I had a friend give me a can of Kal-gard de-greaser and prep shine. Is this stuff any good? Is the de-greaser safe on plastics and especially andonized parts? Is it better than simple green?

02maxima18 07-08-2010 10:28 PM

I'll tell you what the Kal Gaurd products are great, make sure u have an air compressor to use to blow excess de greaser off then hit with prep n shine and BAM looks new. I used the de greaser and forgot about the prep n shine still looked new and ran two races without cleaning my buggy, great stuff!

I really came on here to ask if anyone has ever tried a modded SS? Nothing major little port and crank shaving?

Andy

jaywax 07-08-2010 10:31 PM


Originally Posted by 02maxima18 (Post 7646829)
I'll tell you what the Kal Gaurd products are great, make sure u have an air compressor to use to blow excess de greaser off then hit with prep n shine and BAM looks new. I used the de greaser and forgot about the prep n shine still looked new and ran two races without cleaning my buggy, great stuff!

I really came on here to ask if anyone has ever tried a modded SS? Nothing major little port and crank shaving?

Andy

Thanks. Do you need to hit it with a light spray of water first?

02maxima18 07-08-2010 11:43 PM


Originally Posted by jaywax (Post 7646841)
Thanks. Do you need to hit it with a light spray of water first?

Well I did to be honest, and a BLAST of water and then very thuroly (sry bad spelling), hit it with compressed air and the degreaser stays water goes and it looks good, WD-40 almost gives a cheaper fake look, the Kal-Gaurd makes it look factory clean.

Andy

Dlewis4 07-09-2010 01:35 AM

Kalgard blows simplegreen out of the water. It is amazing. I like to spray a quick coat if prep n shine each day on a clean car to build up a coat so nothing ever sticks

If you have any questions about any of the products give me a PM

FLHX1550 07-09-2010 01:59 PM

Well I got my engine and it looks good, but the engine was near FULL of strait castor oil (it is clear). I attempted to start it, and it just kept hydo-locking. The carb too was full of oil.

I tore it all down (except the crank and bearings) cleaned it, assembled it using a light coating of 20/50 oil, sealed the back cover with Lucky 7, sealed the carb up, lubed the threads and o-rings in the carb, and now it is running pretty good and I have my 6 tanks thru it.
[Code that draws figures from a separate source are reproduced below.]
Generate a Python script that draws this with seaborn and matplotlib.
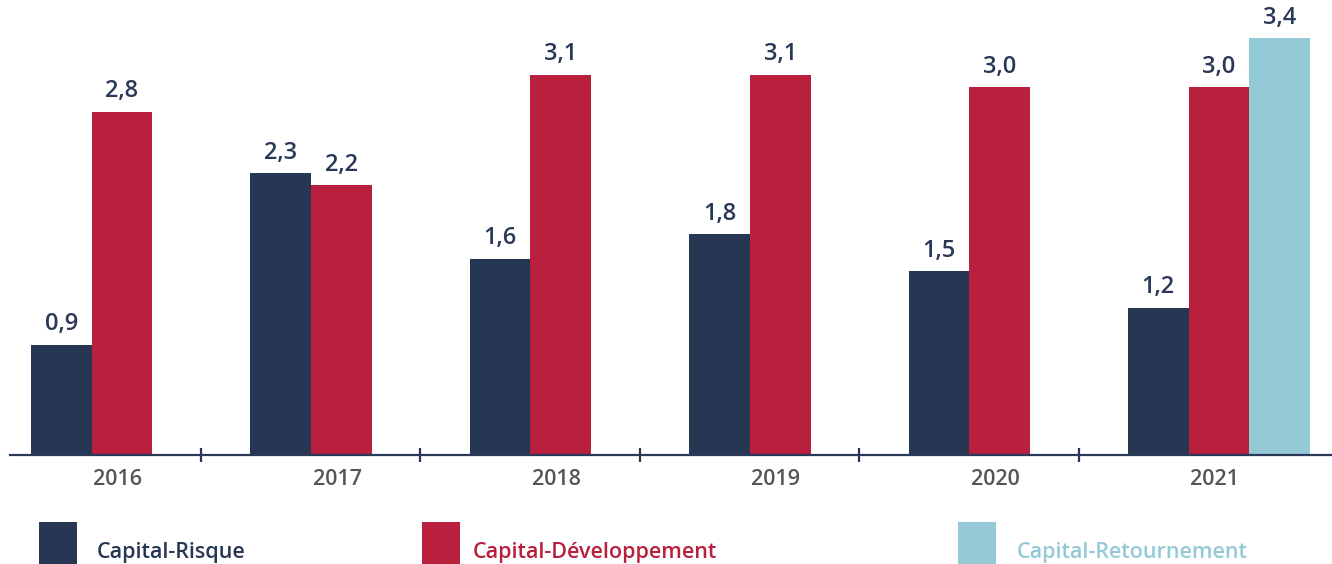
import pandas as pd
import matplotlib.pyplot as plt
import seaborn as sns
from matplotlib.patches import Rectangle

# values
years = ['2016', '2017', '2018', '2019', '2020', '2021']
risque = [0.9, 2.3, 1.6, 1.8, 1.5, 1.2]
developpement = [2.8, 2.2, 3.1, 3.1, 3.0, 3.0]
retournement_years = ['2021']
retournement = [3.4]

series = ['Capital-Risque', 'Capital-Développement', 'Capital-Retournement']
colors = ['#263653', '#B8203E', '#93CAD6']

rows = []
for y, v in zip(years, risque):
    rows.append([y, series[0], v])
for y, v in zip(years, developpement):
    rows.append([y, series[1], v])
for y, v in zip(retournement_years, retournement):
    rows.append([y, series[2], v])
df = pd.DataFrame(rows, columns=['year', 'type', 'value'])

sns.set_style('white')
plt.rcParams['font.family'] = ['Open Sans', 'DejaVu Sans']

W, H = 1332, 564
px = 219.4  # pixels per category
fig = plt.figure(figsize=(W / 100, H / 100), dpi=100)
ax = fig.add_axes([0, 109 / H, 1, (455 - 38) / H])

sns.barplot(data=df, x='year', y='value', hue='type', order=years,
            hue_order=series, palette=colors, saturation=1, width=0.83,
            dodge=True, linewidth=0, errorbar=None, legend=False, ax=ax)

for cont in ax.containers:
    ax.bar_label(cont, fmt=lambda v: f"{v:.1f}".replace('.', ','),
                 padding=6, fontsize=17, fontweight='semibold', color='#2a3858')

ax.set_ylim(0, 3.4)
ax.set_xlim(-122 / px, (W - 122) / px)

ax.set_yticks([])
ax.set_xticks([i - 0.02 for i in range(len(years))])
ax.set_xticklabels(years, fontsize=15.5, fontweight='semibold', color='#555555')
ax.tick_params(axis='x', which='major', length=0, pad=10)
ax.set_xticks([i + 0.36 for i in range(len(years) - 1)], minor=True)
ax.tick_params(axis='x', which='minor', bottom=True, length=10, width=1.6,
               direction='inout', color='#263653')
ax.set_xlabel('')
ax.set_ylabel('')

for side in ['top', 'right', 'left']:
    ax.spines[side].set_visible(False)
ax.spines['bottom'].set_color('#2c3a5a')
ax.spines['bottom'].set_linewidth(1.6)
ax.spines['bottom'].set_bounds((10 - 122) / px, (W - 122) / px)

# legend drawn by hand at the bottom
legend_x = [39, 422, 958]
text_x = [97, 473, 1017]
for lx, tx, name, c in zip(legend_x, text_x, series, colors):
    fig.add_artist(Rectangle((lx / W, 0), 38 / W, 42 / H,
                             transform=fig.transFigure, color=c, lw=0))
    fig.text(tx / W, (H - 558) / H, name, fontsize=15.5, fontweight='semibold',
             color=c, ha='left', va='baseline')

fig.savefig('out.png', dpi=100)
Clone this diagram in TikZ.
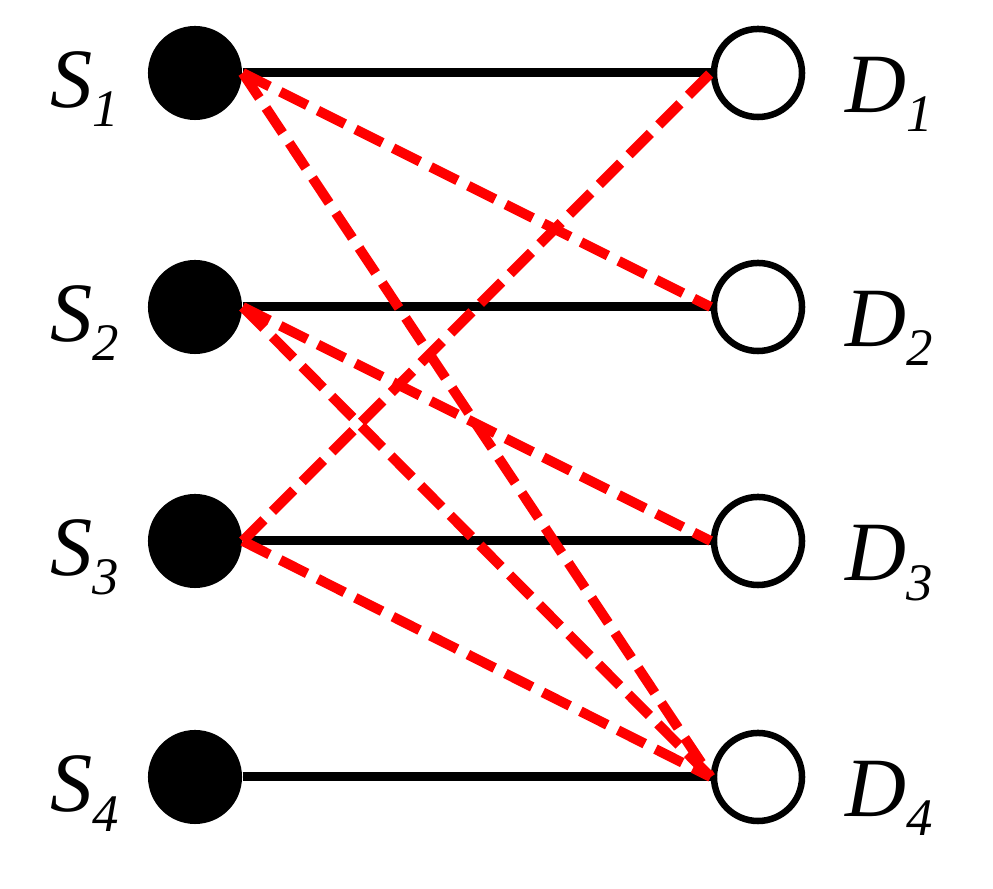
\documentclass[tikz,border=0pt]{standalone}
\usepackage{fontspec}
\setmainfont{Liberation Serif}
\newcommand{\lowidx}[1]{\raisebox{-0.19cm}{\fontsize{15}{18}\selectfont #1}}

\begin{document}
\begin{tikzpicture}[x=0.01cm,y=-0.01cm,
	src/.style={circle,fill=black,minimum size=0.94cm,inner sep=0pt},
	dst/.style={circle,draw=black,line width=0.065cm,fill=white,minimum size=0.88cm,inner sep=0pt},
	link/.style={line width=0.09cm},
	cross/.style={red,line width=0.1cm,dash pattern=on 0.3cm off 0.12cm},
	lbl/.style={anchor=base west,inner sep=0pt,font=\fontsize{24}{28}\selectfont\itshape}]
\useasboundingbox (0,0) rectangle (993,889);
% sources and destinations
\foreach \i/\y in {1/73,2/307,3/541,4/777} {
	\node[src] (s\i) at (195,\y) {};
	\node[dst] (d\i) at (758,\y) {};
	\node[lbl] (ls\i) at (50,\y+35) {S\lowidx{\i}};
	\node[lbl] (ld\i) at (845,\y+40) {D\lowidx{\i}};
}
% direct links
\foreach \i in {1,...,4}
	\draw[link] (s\i.east) -- (d\i.west);
% cross links
\foreach \a/\b in {1/2,1/4,2/3,2/4,3/1,3/4}
	\draw[cross] (s\a.east) -- (d\b.west);
\end{tikzpicture}
\end{document}
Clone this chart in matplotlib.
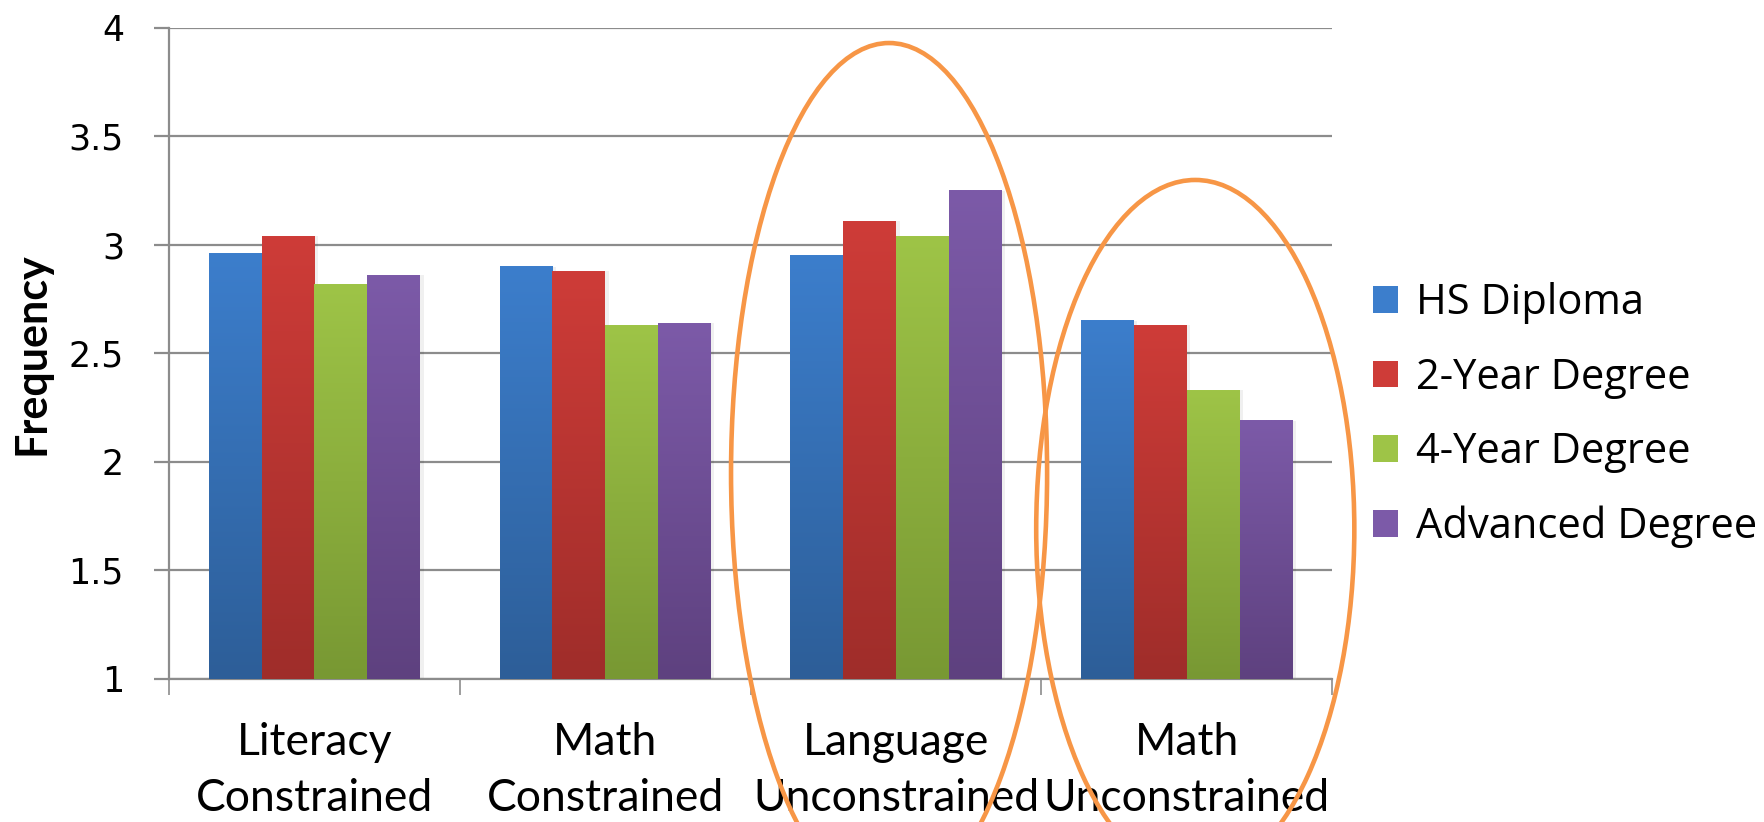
import matplotlib.pyplot as plt
import numpy as np
from matplotlib.patches import Ellipse
from matplotlib.colors import LinearSegmentedColormap
from matplotlib.ticker import FixedLocator

categories = ['Literacy\nConstrained', 'Math\nConstrained',
              'Language\nUnconstrained', 'Math\nUnconstrained']
series_names = ['HS Diploma', '2-Year Degree', '4-Year Degree', 'Advanced Degree']
hs_diploma = [2.96, 2.90, 2.95, 2.65]
two_year = [3.04, 2.88, 3.11, 2.63]
four_year = [2.82, 2.63, 3.04, 2.33]
advanced = [2.86, 2.64, 3.25, 2.19]
y_ticks = [1, 1.5, 2, 2.5, 3, 3.5, 4]

# (top colour, bottom colour) for the vertical gradient on each series
shades = [('#3C7ECC', '#2D5E98'),
          ('#CE3C38', '#9F2D2A'),
          ('#9EC447', '#789833'),
          ('#7C5AA8', '#5E417F')]
grid_col = '#8C8C8C'
ring_col = '#F79646'
narrow_font = ['Lato', 'DejaVu Sans']

fig = plt.figure(figsize=(17.65, 8.22), dpi=100)
ax = fig.add_axes([0.0958, 0.174, 0.659, 0.792])

x = np.arange(len(categories))
width = 1 / 5.5
grad = np.linspace(1, 0, 256).reshape(-1, 1)

for i, vals in enumerate([hs_diploma, two_year, four_year, advanced]):
    top, bot = shades[i]
    cmap = LinearSegmentedColormap.from_list('g%d' % i, [bot, top])
    pos = x + (i - 1.5) * width
    bars = ax.bar(pos, np.array(vals) - 1, width, bottom=1, color=top,
                  label=series_names[i], zorder=3, linewidth=0)
    for b in bars:
        x0 = b.get_x()
        y0 = b.get_y()
        # soft shadow on the right of each bar
        ax.bar(x0 + width * 0.5 + 0.012, b.get_height(), width, bottom=y0,
               color='#000000', alpha=0.06, zorder=2.5, linewidth=0)
        ax.imshow(grad, extent=[x0, x0 + width, y0, y0 + b.get_height()],
                  aspect='auto', cmap=cmap, zorder=3.1, origin='upper',
                  vmin=0, vmax=1)

ax.set_xlim(-0.5, len(categories) - 0.5)
ax.set_ylim(1, 4)
ax.set_yticks(y_ticks)
ax.set_yticklabels(['%g' % t for t in y_ticks], fontsize=25, family='DejaVu Sans')
ax.yaxis.grid(True, color=grid_col, lw=1.6, zorder=0)
ax.set_axisbelow(True)

ax.xaxis.set_major_locator(FixedLocator(np.arange(len(categories) + 1) - 0.5))
ax.xaxis.set_minor_locator(FixedLocator(x))
ax.set_xticklabels([], minor=False)
ax.set_xticklabels(categories, minor=True, fontsize=32, family=narrow_font,
                   linespacing=1.45)
ax.tick_params(axis='x', which='major', length=11.5, width=1.2, color=grid_col)
ax.tick_params(axis='x', which='minor', length=0, pad=31)
ax.tick_params(axis='y', length=10.5, width=1.6, color=grid_col, pad=22)

for s in ['top', 'right']:
    ax.spines[s].set_visible(False)
for s in ['left', 'bottom']:
    ax.spines[s].set_color(grid_col)
    ax.spines[s].set_linewidth(1.6)

ax.set_ylabel('Frequency', fontsize=31, fontweight='bold', family=narrow_font)
ax.yaxis.set_label_coords(-0.101, 0.5)

ax.legend(loc='center left', bbox_to_anchor=(0.778, 0.495),
          bbox_transform=fig.transFigure, frameon=False,
          prop={'family': ['Open Sans', 'DejaVu Sans'], 'size': 30},
          handlelength=0.6, handleheight=0.6, handletextpad=0.43,
          labelspacing=0.78, borderpad=0, borderaxespad=0)

# highlight rings around the unconstrained groups
ax.add_patch(Ellipse((1.976, 1.949), 1.087, 3.963, fill=False, ec=ring_col,
                     lw=3.3, clip_on=False, zorder=6))
ax.add_patch(Ellipse((3.029, 1.691), 1.094, 3.217, fill=False, ec=ring_col,
                     lw=3.3, clip_on=False, zorder=6))

fig.savefig('out.png', dpi=100)
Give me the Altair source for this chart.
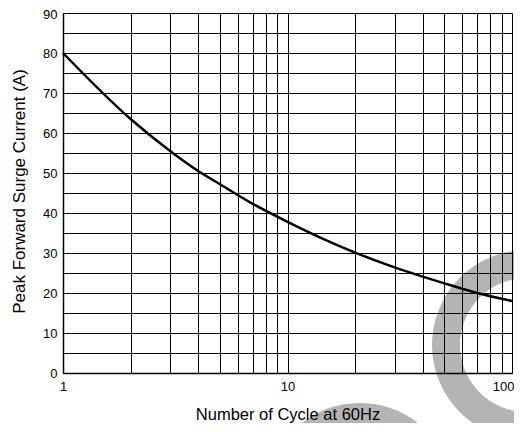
import altair as alt
import pandas as pd

# Data
cycles = [1, 2, 3, 4, 5, 7, 10, 15, 20, 30, 40, 50, 70, 100]
current = [80, 63.5, 55.5, 50.5, 47.2, 42.3, 37.8, 33.1, 30.1, 26.4, 24.1, 22.4, 20.0, 18.0]

x_grid = [1, 2, 3, 4, 5, 6, 7, 8, 9, 10, 20, 30, 40, 50, 60, 70, 80, 90, 100]
y_grid = [0, 5, 10, 15, 20, 25, 30, 35, 40, 45, 50, 55, 60, 65, 70, 75, 80, 85, 90]

df = pd.DataFrame({"cycles": cycles, "current": current})

FONT = "Liberation Sans"
WM = "#b4b4b4"

x_axis = alt.Axis(
    values=x_grid,
    labelExpr="indexof([1, 10, 100], datum.value) >= 0 ? format(datum.value, 'd') : ''",
    grid=True, gridColor="black", gridOpacity=1, gridWidth=1,
    ticks=False, tickSize=0, domain=True, domainColor="black", domainWidth=1.5,
    labelFont=FONT, labelFontSize=13, labelColor="black", labelPadding=7,
    labelFlush=False, labelOverlap=False,
    labelAlign=alt.ExprRef(expr="datum.value == 100 ? 'right' : 'center'"),
    labelOffset=alt.ExprRef(expr="datum.value == 100 ? 2 : 0"),
    title="Number of Cycle at 60Hz", titleFont=FONT, titleFontSize=16.5,
    titleFontWeight="normal", titleColor="black",
    titleBaseline="alphabetic", titleY=46, zindex=1,
)
y_axis = alt.Axis(
    values=y_grid,
    labelExpr="datum.value % 10 == 0 ? format(datum.value, 'd') : ''",
    grid=True, gridColor="black", gridOpacity=1, gridWidth=1,
    ticks=False, tickSize=0, domain=True, domainColor="black", domainWidth=1.5,
    labelFont=FONT, labelFontSize=13, labelColor="black", labelPadding=6,
    labelFlush=False, labelOverlap=False,
    labelOffset=alt.ExprRef(expr="datum.value == 90 ? 1.5 : 0"),
    title="Peak Forward Surge Current (A)", titleFont=FONT, titleFontSize=17,
    titleFontWeight="normal", titleColor="black",
    titleBaseline="alphabetic", titleX=-39, titleY=178, zindex=1,
)

line = alt.Chart(df).mark_line(color="black", strokeWidth=2.5, interpolate="monotone").encode(
    x=alt.X("cycles:Q", scale=alt.Scale(type="log", domain=[1, 100], nice=False), axis=x_axis),
    y=alt.Y("current:Q", scale=alt.Scale(domain=[0, 90], nice=False), axis=y_axis),
)

# watermark rings (decoration, behind the grid)
ring_right = alt.Chart(alt.Data(values=[{"k": 1}])).mark_arc(
    color=WM, radius=95, radius2=67, theta=0, theta2=6.2832
).encode(x=alt.value(464), y=alt.value(332))
ring_bottom = alt.Chart(alt.Data(values=[{"k": 1}])).mark_arc(
    color=WM, radius=95, radius2=75, theta=4.712, theta2=6.93
).encode(x=alt.value(297), y=alt.value(485))

chart = alt.layer(ring_right, ring_bottom, line).properties(
    width=449, height=360,
    padding={"left": 55, "top": 5, "right": 2, "bottom": 50},
    autosize="none",
).configure_view(stroke="black", strokeWidth=1.5).configure(background="white")

chart.save("out.html", embed_options={"renderer": "svg", "actions": False})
My only concern is the carb settings, I am only about 3/4 a turn on the bottom and I'm out 2 turns on the top, and running about 191 deg with the head wrapped with a rag.

It is severely rich, especially on bottom. Just concerned with how close I am to bottoming out the screw.

Tried calling the customer support to just double check the settings (they only have the bottom end and top end settings, no mid or idle gap setings), but all you get is Hobbico.

Anyone know how to get in touch with the people from Odonnell?